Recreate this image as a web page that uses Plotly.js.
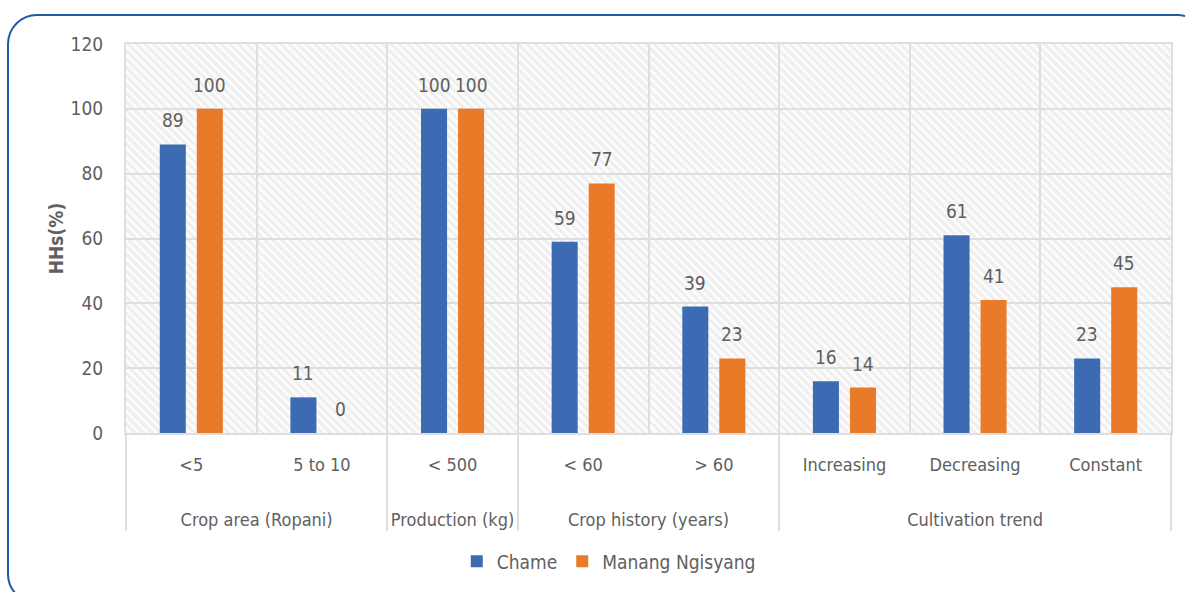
<!DOCTYPE html>
<html>
<head>
<meta charset="utf-8">
<script src="https://cdn.plot.ly/plotly-3.0.1.min.js"></script>
<style>
  html, body { margin: 0; padding: 0; background: #ffffff; overflow: hidden; }
  #wrap { position: relative; width: 1185px; height: 592px; overflow: hidden; }
  #frame {
    position: absolute; left: 7px; top: 14px; width: 1200px; height: 590px;
    border: 2px solid #1f5aa6; border-radius: 30px; box-sizing: border-box;
    pointer-events: none; z-index: 5;
  }
  #chart { position: absolute; left: 0; top: 0; width: 1185px; height: 592px; }
</style>
</head>
<body>
<div id="wrap">
  <div id="chart"></div>
  <div id="frame"></div>
</div>
<script>
// Indicator groups and their sub-categories
const groups = [
  "Crop area (Ropani)", "Crop area (Ropani)",
  "Production (kg)",
  "Crop history (years)", "Crop history (years)",
  "Cultivation trend", "Cultivation trend", "Cultivation trend"
];
const subCategories = ["<5", "5 to 10", "< 500", "< 60", "> 60", "Increasing", "Decreasing", "Constant"];

// Share of households (%) per village
const chame = [89, 11, 100, 59, 39, 16, 61, 23];
const manangNgisyang = [100, 0, 100, 77, 23, 14, 41, 45];

const FONT = '"Liberation Sans Narrow", "DejaVu Sans Condensed", "Roboto", sans-serif';
const TEXT_GREY = '#606060';
const GRID = '#dedede';

// Light diagonal hatch used as the plot background
const hatchSvg =
  '<svg xmlns="http://www.w3.org/2000/svg" width="1045" height="389">' +
  '<defs><pattern id="h" width="6" height="6" patternUnits="userSpaceOnUse" patternTransform="rotate(-45)">' +
  '<rect width="6" height="6" fill="#fcfcfc"/><rect width="3" height="6" fill="#efefef"/></pattern></defs>' +
  '<rect width="1045" height="389" fill="url(#h)"/></svg>';
const hatchUri = 'data:image/svg+xml;base64,' + btoa(hatchSvg);

// Group row sits a couple of blank lines below the sub-category row
const xCats = [groups.map(g => '<br><br>' + g), subCategories];

const traces = [
  { type: 'bar', name: 'Chame', x: xCats, y: chame, marker: { color: '#3d6bb3' } },
  { type: 'bar', name: 'Manang Ngisyang', x: xCats, y: manangNgisyang, marker: { color: '#e97a27' } }
];

// Value labels above each bar (category index on the x axis, shifted to its bar slot)
const BAR_SHIFT = 18.5;
const valueLabels = [];
[chame, manangNgisyang].forEach((series, s) => {
  series.forEach((v, i) => {
    valueLabels.push({
      x: i, y: v, xref: 'x', yref: 'y',
      text: String(v), showarrow: false,
      xanchor: 'center', yanchor: 'bottom',
      xshift: s === 0 ? -BAR_SHIFT : BAR_SHIFT, yshift: 11,
      font: { family: FONT, size: 19, color: TEXT_GREY }
    });
  });
});

const layout = {
  width: 1185, height: 592,
  margin: { l: 126, r: 14, t: 44, b: 159 },
  paper_bgcolor: '#ffffff',
  plot_bgcolor: '#f5f5f5',
  font: { family: FONT, size: 19, color: TEXT_GREY },
  barmode: 'group',
  bargap: 0.433,
  bargroupgap: 0.297,
  showlegend: true,
  legend: {
    orientation: 'h', x: 0.462, xanchor: 'center', y: -0.33, yanchor: 'middle',
    font: { family: FONT, size: 19, color: TEXT_GREY },
    itemwidth: 30, tracegroupgap: 0
  },
  xaxis: {
    type: 'multicategory',
    tickson: 'boundaries',
    showgrid: true, gridcolor: GRID, gridwidth: 2,
    showline: true, linecolor: GRID, linewidth: 2, mirror: true,
    showdividers: true, dividercolor: GRID, dividerwidth: 2,
    ticks: '', ticklabelstandoff: 14,
    tickfont: { family: FONT, size: 18, color: TEXT_GREY }
  },
  yaxis: {
    range: [0, 120], dtick: 20, tick0: 0,
    showgrid: true, gridcolor: GRID, gridwidth: 2,
    showline: true, linecolor: GRID, linewidth: 2, mirror: true,
    zeroline: false, ticks: 'outside', ticklen: 17, tickcolor: 'rgba(0,0,0,0)',
    tickfont: { family: FONT, size: 19, color: TEXT_GREY },
    title: { text: '<b>HHs(%)</b>', standoff: 2, font: { family: FONT, size: 19, color: TEXT_GREY } }
  },
  annotations: valueLabels,
  images: [{
    source: hatchUri, xref: 'paper', yref: 'paper', x: 0, y: 1,
    sizex: 1, sizey: 1, xanchor: 'left', yanchor: 'top',
    sizing: 'stretch', layer: 'below'
  }]
};

Plotly.newPlot('chart', traces, layout, { displayModeBar: false, staticPlot: true });
</script>
</body>
</html>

━━━━━━━━━━━━━━━━

* [Task]: Make an exact copy of the data, leaving its pictures out.

* [Solution to the problem]:
Recreate this image as a web page that uses Plotly.js.
<!DOCTYPE html>
<html>
<head>
<meta charset="utf-8">
<script src="https://cdn.plot.ly/plotly-3.0.1.min.js"></script>
<style>
  html, body { margin: 0; padding: 0; background: #ffffff; overflow: hidden; }
  #wrap { position: relative; width: 1185px; height: 592px; overflow: hidden; }
  #frame {
    position: absolute; left: 7px; top: 14px; width: 1200px; height: 590px;
    border: 2px solid #1f5aa6; border-radius: 30px; box-sizing: border-box;
    pointer-events: none; z-index: 5;
  }
  #chart { position: absolute; left: 0; top: 0; width: 1185px; height: 592px; }
</style>
</head>
<body>
<div id="wrap">
  <div id="chart"></div>
  <div id="frame"></div>
</div>
<script>
// Indicator groups and their sub-categories
const groups = [
  "Crop area (Ropani)", "Crop area (Ropani)",
  "Production (kg)",
  "Crop history (years)", "Crop history (years)",
  "Cultivation trend", "Cultivation trend", "Cultivation trend"
];
const subCategories = ["<5", "5 to 10", "< 500", "< 60", "> 60", "Increasing", "Decreasing", "Constant"];

// Share of households (%) per village
const chame = [89, 11, 100, 59, 39, 16, 61, 23];
const manangNgisyang = [100, 0, 100, 77, 23, 14, 41, 45];

const FONT = '"Liberation Sans Narrow", "DejaVu Sans Condensed", "Roboto", sans-serif';
const TEXT_GREY = '#606060';
const GRID = '#dedede';

// Light diagonal hatch used as the plot background
const hatchSvg =
  '<svg xmlns="http://www.w3.org/2000/svg" width="1045" height="389">' +
  '<defs><pattern id="h" width="6" height="6" patternUnits="userSpaceOnUse" patternTransform="rotate(-45)">' +
  '<rect width="6" height="6" fill="#fcfcfc"/><rect width="3" height="6" fill="#efefef"/></pattern></defs>' +
  '<rect width="1045" height="389" fill="url(#h)"/></svg>';
const hatchUri = 'data:image/svg+xml;base64,' + btoa(hatchSvg);

// Group row sits a couple of blank lines below the sub-category row
const xCats = [groups.map(g => '<br><br>' + g), subCategories];

const traces = [
  { type: 'bar', name: 'Chame', x: xCats, y: chame, marker: { color: '#3d6bb3' } },
  { type: 'bar', name: 'Manang Ngisyang', x: xCats, y: manangNgisyang, marker: { color: '#e97a27' } }
];

// Value labels above each bar (category index on the x axis, shifted to its bar slot)
const BAR_SHIFT = 18.5;
const valueLabels = [];
[chame, manangNgisyang].forEach((series, s) => {
  series.forEach((v, i) => {
    valueLabels.push({
      x: i, y: v, xref: 'x', yref: 'y',
      text: String(v), showarrow: false,
      xanchor: 'center', yanchor: 'bottom',
      xshift: s === 0 ? -BAR_SHIFT : BAR_SHIFT, yshift: 11,
      font: { family: FONT, size: 19, color: TEXT_GREY }
    });
  });
});

const layout = {
  width: 1185, height: 592,
  margin: { l: 126, r: 14, t: 44, b: 159 },
  paper_bgcolor: '#ffffff',
  plot_bgcolor: '#f5f5f5',
  font: { family: FONT, size: 19, color: TEXT_GREY },
  barmode: 'group',
  bargap: 0.433,
  bargroupgap: 0.297,
  showlegend: true,
  legend: {
    orientation: 'h', x: 0.462, xanchor: 'center', y: -0.33, yanchor: 'middle',
    font: { family: FONT, size: 19, color: TEXT_GREY },
    itemwidth: 30, tracegroupgap: 0
  },
  xaxis: {
    type: 'multicategory',
    tickson: 'boundaries',
    showgrid: true, gridcolor: GRID, gridwidth: 2,
    showline: true, linecolor: GRID, linewidth: 2, mirror: true,
    showdividers: true, dividercolor: GRID, dividerwidth: 2,
    ticks: '', ticklabelstandoff: 14,
    tickfont: { family: FONT, size: 18, color: TEXT_GREY }
  },
  yaxis: {
    range: [0, 120], dtick: 20, tick0: 0,
    showgrid: true, gridcolor: GRID, gridwidth: 2,
    showline: true, linecolor: GRID, linewidth: 2, mirror: true,
    zeroline: false, ticks: 'outside', ticklen: 17, tickcolor: 'rgba(0,0,0,0)',
    tickfont: { family: FONT, size: 19, color: TEXT_GREY },
    title: { text: '<b>HHs(%)</b>', standoff: 2, font: { family: FONT, size: 19, color: TEXT_GREY } }
  },
  annotations: valueLabels,
  images: [{
    source: hatchUri, xref: 'paper', yref: 'paper', x: 0, y: 1,
    sizex: 1, sizey: 1, xanchor: 'left', yanchor: 'top',
    sizing: 'stretch', layer: 'below'
  }]
};

Plotly.newPlot('chart', traces, layout, { displayModeBar: false, staticPlot: true });
</script>
</body>
</html>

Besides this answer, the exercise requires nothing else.